La campaña de descrédito, instigada principalmente por Solís y Fraga –que utilizó la Ley de Prensa en beneficio propio–surtió efecto.

Una mañana, en el portal de su casa, mi madre tuvo que escuchar cómo el cartero, a la vez que le entregaba al portero la correspondencia dirigida a mi padre, preguntó:

–¿Aún vive aquí ese ladrón?

El 15 de octubre de 1969, hostigado por la campaña de insidias y calumnias propagada por sus adversarios políticos, con alguno de los cuales compartía la mesa del Consejo de Ministros, Juan José Espinosa San Martín renunció a su cargo.

Uno siempre ha creído que la historia algún día hará justicia a aquellos brillantes ministros del Opus Dei que con su audacia no sólo contribuyeron a sacar a España de la paupérrima situación en la que se encontraba, sino que, además, allanaron el advenimiento de la Monarquía, encarnada en la figura de Don Juan Carlos.

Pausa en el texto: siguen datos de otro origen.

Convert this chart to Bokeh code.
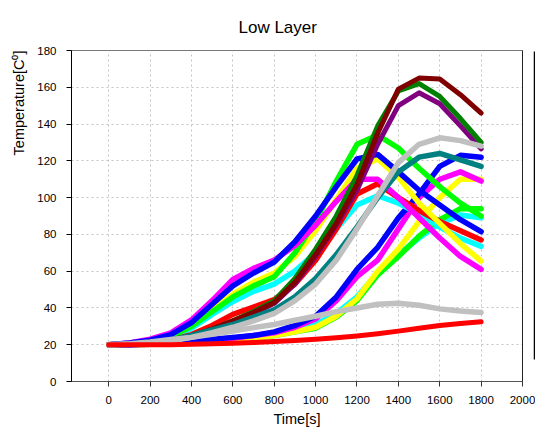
from bokeh.plotting import figure
from bokeh.models import Range1d, FixedTicker, Title, LinearAxis
from bokeh.embed import file_html
from bokeh.resources import INLINE

# ---- data ----
time_s = [0, 100, 200, 300, 400, 500, 600, 700, 800, 900, 1000, 1100, 1200, 1300, 1400, 1500, 1600, 1700, 1800]

cyan_late    = [20, 20, 20.2, 20.5, 21, 21.7, 22.8, 24, 25.5, 28, 31, 37, 46, 59, 69, 78, 86, 90.5, 89]
green_late   = [20, 20, 20.2, 20.5, 21, 21.5, 22.5, 23.5, 25, 27, 29, 35, 44, 58, 68, 79, 88, 94, 94]
yellow_late  = [20, 20, 20.2, 20.5, 21, 21.5, 22.5, 23.5, 25, 27, 29.5, 35.5, 45, 60, 72, 87, 100, 110, 110]
magenta_late = [20, 20, 20.3, 20.8, 21.5, 22.5, 23.5, 25, 26.5, 29.5, 34, 44, 57, 66, 83, 100, 110, 114, 109]
blue_late    = [20, 20, 20.5, 21, 22, 23, 24, 25, 27, 30.5, 35.5, 46, 61, 73, 89, 102, 117, 123, 122]

cyan_early    = [20, 20.5, 21.5, 24, 29, 36.5, 43.5, 49, 53, 60, 70, 83, 96, 101, 97, 91, 84, 78, 73.5]
red_early     = [20, 20.2, 21, 22.5, 25.5, 30.5, 36.5, 40.5, 44.5, 53, 66, 83, 102, 107.5, 100, 93, 87, 82, 77]
yellow_early  = [20, 20.5, 22, 24.5, 30.5, 39, 47.5, 54, 59, 68, 82, 99, 116, 121, 111, 97, 86, 75, 65.5]
green_early   = [20, 20.5, 22, 24.5, 30, 38, 46, 52, 57, 70, 87, 109, 129, 134, 127, 116, 106, 97, 90]
magenta_early = [20, 21, 23, 26.5, 33.5, 44, 55.5, 61.5, 66, 74, 85, 98, 110, 110, 100, 89, 78, 68, 61]
blue_early    = [20, 21, 22.5, 25.5, 32, 42, 52, 59, 65, 76, 90, 106, 121, 123.5, 114, 104, 96, 88, 81.5]

purple   = [20, 20.2, 21, 22.5, 25, 28.5, 32.5, 37, 42.5, 53, 68, 85, 104, 129, 150, 157, 151, 139, 126.5]
green_dk = [20, 20.2, 21, 22.5, 25, 28.5, 33, 38, 44, 56, 72, 90, 112, 139, 158, 162, 155, 143, 130]
maroon   = [20, 20.2, 21, 22.5, 25, 28.5, 33, 37.5, 43, 54, 69, 86, 107, 135, 159, 165, 164.5, 156, 146]
teal     = [20, 20.2, 21, 22.5, 25, 28, 31, 35, 39, 46, 56, 69, 84, 100, 114, 122, 124, 120.5, 117]
grey_big = [20, 20.2, 20.8, 22, 24, 26.5, 29.5, 33, 37, 44, 53, 66, 83, 101, 119, 129, 132.5, 131, 128]
grey_low = [20, 20.5, 21.5, 22.8, 24, 25.7, 27.4, 29.3, 31, 33.3, 35.5, 38, 40, 42, 42.5, 41.5, 39.5, 38.3, 37.5]
red_low  = [20, 20, 20, 20, 20.2, 20.5, 20.8, 21.2, 21.7, 22.3, 23, 23.8, 24.8, 26, 27.4, 29, 30.5, 31.6, 32.5]

x_ticks = [0, 200, 400, 600, 800, 1000, 1200, 1400, 1600, 1800, 2000]
y_ticks = [0, 20, 40, 60, 80, 100, 120, 140, 160, 180]

series = [
    (cyan_late, "#00ffff", 5.5), (green_late, "#00ff00", 5.5), (yellow_late, "#ffff00", 5.5),
    (magenta_late, "#ff00ff", 5.5), (blue_late, "#0000ff", 5.5),
    (cyan_early, "#00ffff", 5.5), (red_early, "#ff0000", 5.5), (yellow_early, "#ffff00", 5.5),
    (green_early, "#00ff00", 5.5), (magenta_early, "#ff00ff", 5.5), (blue_early, "#0000ff", 5.5),
    (purple, "#800080", 5), (green_dk, "#008000", 5), (maroon, "#800000", 5),
    (teal, "#008080", 5.5), (grey_big, "#c0c0c0", 5.5), (grey_low, "#c0c0c0", 5.5), (red_low, "#ff0000", 5),
]

FONT = "Liberation Sans"

p = figure(width=535, height=436, output_backend="svg", toolbar_location=None,
           x_range=Range1d(-180, 2000), y_range=Range1d(0, 180),
           min_border_left=71, min_border_right=13, min_border_top=50, min_border_bottom=55)

for ys, col, w in series:
    p.line(time_s, ys, line_color=col, line_width=w, line_join="round", line_cap="round")

p.title.text = "Low Layer"
p.title.text_font = FONT
p.title.text_font_size = "17px"
p.title.text_font_style = "normal"
p.title.text_color = "#000000"
p.title.align = "left"
p.title.vertical_align = "top"
p.title.offset = 167
p.title.standoff = 24

ytitle = Title(text="Temperature[C\u2070]", align="right", text_font=FONT,
               text_font_size="14.5px", text_font_style="normal", text_color="#000000",
               standoff=15)
p.add_layout(ytitle, "left")

p.xaxis.ticker = FixedTicker(ticks=x_ticks)
p.yaxis.ticker = FixedTicker(ticks=y_ticks)
p.xaxis.axis_label = "Time[s]"
for ax in (p.xaxis[0], p.yaxis[0]):
    ax.axis_label_text_font = FONT
    ax.axis_label_text_font_size = "14.5px"
    ax.axis_label_text_font_style = "normal"
    ax.axis_label_text_color = "#000000"
    ax.major_label_text_font = FONT
    ax.major_label_text_font_size = "11.5px"
    ax.major_label_text_color = "#000000"
    ax.major_tick_in = 0
    ax.major_tick_out = 5
    ax.minor_tick_out = 0
    ax.minor_tick_in = 0
p.xaxis.axis_line_color = "#555555"
p.xaxis.major_tick_line_color = "#333333"
p.yaxis.axis_line_color = "#000000"
p.yaxis.major_tick_line_color = "#000000"
p.xaxis.major_label_standoff = 9
p.xaxis.axis_label_standoff = 4
p.yaxis.major_label_standoff = 10

# right frame edge and the (cut-off) legend box edge
edge = LinearAxis(ticker=FixedTicker(ticks=[90]), major_tick_out=12, major_tick_in=0,
                  major_tick_line_alpha=0, major_label_overrides={90: ""},
                  major_label_standoff=0, minor_tick_out=0, minor_tick_in=0,
                  axis_line_color="#222222")
p.add_layout(edge, "right")
legend_edge = LinearAxis(ticker=FixedTicker(ticks=[]), major_tick_out=0, major_tick_in=0,
                         major_label_standoff=0, minor_tick_out=0, minor_tick_in=0,
                         axis_line_color="#000000", axis_line_width=1.5, bounds=(12, 179.5))
p.add_layout(legend_edge, "right")

p.xgrid.ticker = FixedTicker(ticks=x_ticks)
p.ygrid.ticker = FixedTicker(ticks=y_ticks)
p.grid.grid_line_color = "#c4c4c4"
p.grid.grid_line_dash = "2 3"
p.grid.grid_line_width = 1
p.outline_line_color = "#777777"
p.outline_line_width = 1
p.background_fill_color = "white"
p.border_fill_color = "white"

open("out.html", "w").write(file_html(p, INLINE))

Mariano Navarro Rubio, Alberto Ullastres, Gregorio López Bravo, Laureano López Rodó, Faustino García Monco y mi propio padre, entre otros, llamados despectivamente «tecnócratas» por los falangistas, por carecer, según ellos, de «ideología», una ideología, la suya, que había conducido al país al borde de la bancarrota.

El prestigioso profesor Juan Sardá Dexeus, inspirador del Plan de Estabilización de 1959, que combatió en el bando republicano durante la Guerra Civil, afirmó que la transición fue posible porque todos los españoles tenían un seiscientos.

Sin embargo, todavía hoy algunos se resisten a aceptar que el germen de nuestra democracia se halla en aquellos años.

Cuando el 14 de enero de 1982 falleció mi padre, un sinfín de íntimos amigos suyos acudió a casa a darle el último adiós, entre ellos, el entonces ministro de Justicia, Francisco Fernández Ordóñez, que, conocedor de la precaria situación en la que quedaba su viuda, con cinco hijos a su cargo, llegó

incluso a ofrecerle ayuda económica.

Mucho tiempo después, en febrero de 2012, murió mi madre, Amalia García de Oteyza, legando a sus once hijos todo su patrimonio: un piso.

No olvidaré nunca el día que mi padre dejó de ser ministro. Yo regresaba una tarde de otoño del colegio y, en ese instante, él se encontraba en el recibidor despidiéndose, con los ojos empañados, de Pozos, su escolta; y de Paco, el chófer, que, en cuanto me vio, esbozó una tierna sonrisa y, tras posar su mano sobre mi cabeza, me despeinó afectuosamente.

Cuando ambos se marcharon yo me asomé a la terraza y, con la cabeza encajada en la barandilla, contemplé por última vez el Cadillac Eldorado Brougham, y lo perseguí con la mirada hasta que se diluyó en el denso tráfico de Madrid.